As part of President Obama’s Climate Change Action Plan, the U.S. Environmental Protection Agency (EPA) today issued a proposed rule designed to reduce the amount of carbon emissions from power plants 30% by 2030. High levels of air pollution are associated with making asthma symptoms worse.[1] African Americans suffer disproportionately from asthma and other diseases and conditions worsened by carbon pollution.

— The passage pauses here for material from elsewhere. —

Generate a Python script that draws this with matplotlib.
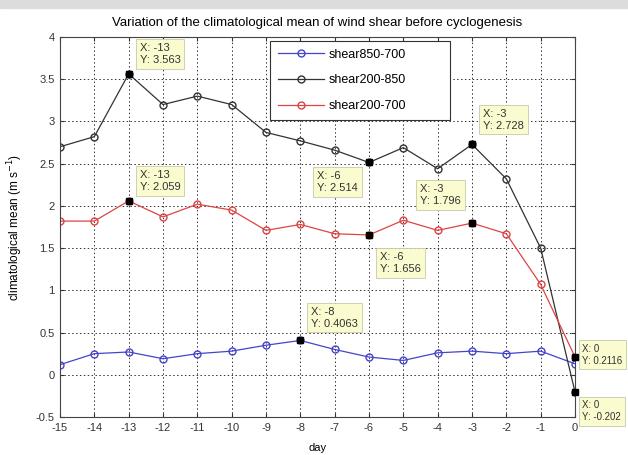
import matplotlib
matplotlib.use('Agg')
import matplotlib.pyplot as plt
from matplotlib.ticker import FormatStrFormatter
from matplotlib.patches import Rectangle

plt.rcParams['font.family'] = ['Liberation Sans', 'DejaVu Sans']
plt.rcParams['axes.unicode_minus'] = False

days = [-15, -14, -13, -12, -11, -10, -9, -8, -7, -6, -5, -4, -3, -2, -1, 0]

shear850_700 = [0.12, 0.25, 0.27, 0.19, 0.25, 0.28, 0.35, 0.4063, 0.30, 0.21,
                0.17, 0.26, 0.28, 0.25, 0.28, 0.13]
shear200_850 = [2.70, 2.82, 3.563, 3.20, 3.30, 3.20, 2.87, 2.77, 2.66, 2.514,
                2.69, 2.44, 2.728, 2.32, 1.50, -0.2025]
shear200_700 = [1.82, 1.82, 2.059, 1.87, 2.02, 1.95, 1.71, 1.78, 1.67, 1.656,
                1.83, 1.71, 1.796, 1.67, 1.07, 0.2116]

# data tips (x, y, shown y text)
tip_x = [-13, -13, -6, -3, -6, -8, -3, 0, 0]
tip_y = [3.563, 2.059, 2.514, 1.796, 1.656, 0.4063, 2.728, 0.2116, -0.2025]
tip_ytext = ['3.563', '2.059', '2.514', '1.796', '1.656', '0.4063', '2.728', '0.2116', '-0.202']
# where the box sits relative to the point: gap in pixels (dx, dy), corner, font size
tip_place = [(7, 5, 'left', 'bottom', 8), (7, 5, 'left', 'bottom', 8),
             (-7, -5, 'right', 'top', 8), (-7, 13, 'right', 'bottom', 8),
             (7, -13, 'left', 'top', 8), (7, 8, 'left', 'bottom', 8),
             (7, 10, 'left', 'bottom', 8), (4, -12, 'left', 'bottom', 7),
             (4, -5, 'left', 'top', 7)]

fig = plt.figure(figsize=(6.28, 4.55), dpi=100)
fig.patches.append(Rectangle((0, 1 - 8 / 455), 1, 8 / 455, transform=fig.transFigure,
                             color='#dcdcdc', zorder=0))
ax = fig.add_axes([60 / 628, 1 - 417 / 455, 515 / 628, 380 / 455])

ax.plot(days, shear850_700, color='#4444cc', marker='o', mfc='none', ms=5,
        lw=0.9, label='shear850-700')
ax.plot(days, shear200_850, color='#333333', marker='o', mfc='none', ms=5,
        lw=0.9, label='shear200-850')
ax.plot(days, shear200_700, color='#dd4444', marker='o', mfc='none', ms=5,
        lw=0.9, label='shear200-700')

ax.set_xlim(-15, 0)
ax.set_ylim(-0.5, 4)
ax.set_xticks(days)
ax.set_yticks([-0.5, 0, 0.5, 1, 1.5, 2, 2.5, 3, 3.5, 4])
ax.yaxis.set_major_formatter(FormatStrFormatter('%g'))
ax.tick_params(direction='in', labelsize=8, length=3, top=True, right=True,
               pad=4, colors='#333333')
ax.grid(True, color='#333333', linestyle=(0, (1.5, 2.5)), linewidth=0.7)
for s in ax.spines.values():
    s.set_color('#444444')

ax.set_xlabel('day', fontsize=8)
ax.xaxis.set_label_coords(0.5, -0.068)
ax.set_ylabel('climatological mean (m s$^{-1}$)', fontsize=8.5)
ax.yaxis.set_label_coords(-0.087, 0.5)
ax.yaxis.label.set_va('center')
ax.set_title('Variation of the climatological mean of wind shear before cyclogenesis',
             fontsize=9.5, pad=8)

for x, y, ytxt, (dx, dy, ha, va, fs) in zip(tip_x, tip_y, tip_ytext, tip_place):
    ax.plot([x], [y], marker='s', color='black', ms=5, clip_on=False, zorder=7)
    pad_px = 0.35 * fs * 100 / 72
    ox = dx + (pad_px if dx > 0 else -pad_px)
    oy = dy + (pad_px if va == 'bottom' else -pad_px)
    ax.annotate('X: %d\nY: %s' % (x, ytxt), xy=(x, y), xytext=(ox, oy),
                textcoords='offset pixels', ha=ha, va=va, fontsize=fs,
                linespacing=1.25, multialignment='left', color='#333333',
                annotation_clip=False, zorder=6,
                bbox=dict(boxstyle='square,pad=0.35', fc='#fbfbd0', ec='#c8c8a8', lw=0.6))

leg = ax.legend(loc='upper left', bbox_to_anchor=(0.408, 0.989, 0.35, 0), mode='expand',
                borderaxespad=0, fontsize=9, handlelength=3.7, handletextpad=0.4,
                labelspacing=1.1, borderpad=0.6,
                fancybox=False, framealpha=1, edgecolor='#333333')
leg.get_frame().set_linewidth(0.8)

fig.savefig('out.png', dpi=100)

The rates of hospitalizations and deaths due to asthma are both 3 times higher among African Americans than among whites.[2] Black children visited the emergency department for asthma at a rate 260% higher that white children, had a 250% higher hospitalization rate, and had a 500% higher death rate from asthma, than white children.[3] Hopefully, when the EPA’s rule is finalized, the reduction of carbon emissions over time will reduce the disproportionate health burden suffered by African Americans from asthma.
–Janell Mayo Duncan
[1] “Children’s Environmental Health Disparities: Black and African American Children and Asthma,” U.S. Environmental Protection Agency, http://www.epa.gov/epahome/sciencenb/asthma/HD_AA_Asthma.pdf.
[2] Centers for Disease Control and Prevention. Asthma prevalence, health care use and mortality: United States, 2003-05 and Heron MP, Hoyert DL, Murphy SL, Xu JQ, Kochanek KD, Tejada-Vera B. Deaths: Final Data for 2006. National vital statistics reports; vol 57 no 14. Hyattsville, MD: National Center for Health Statistics. 2009.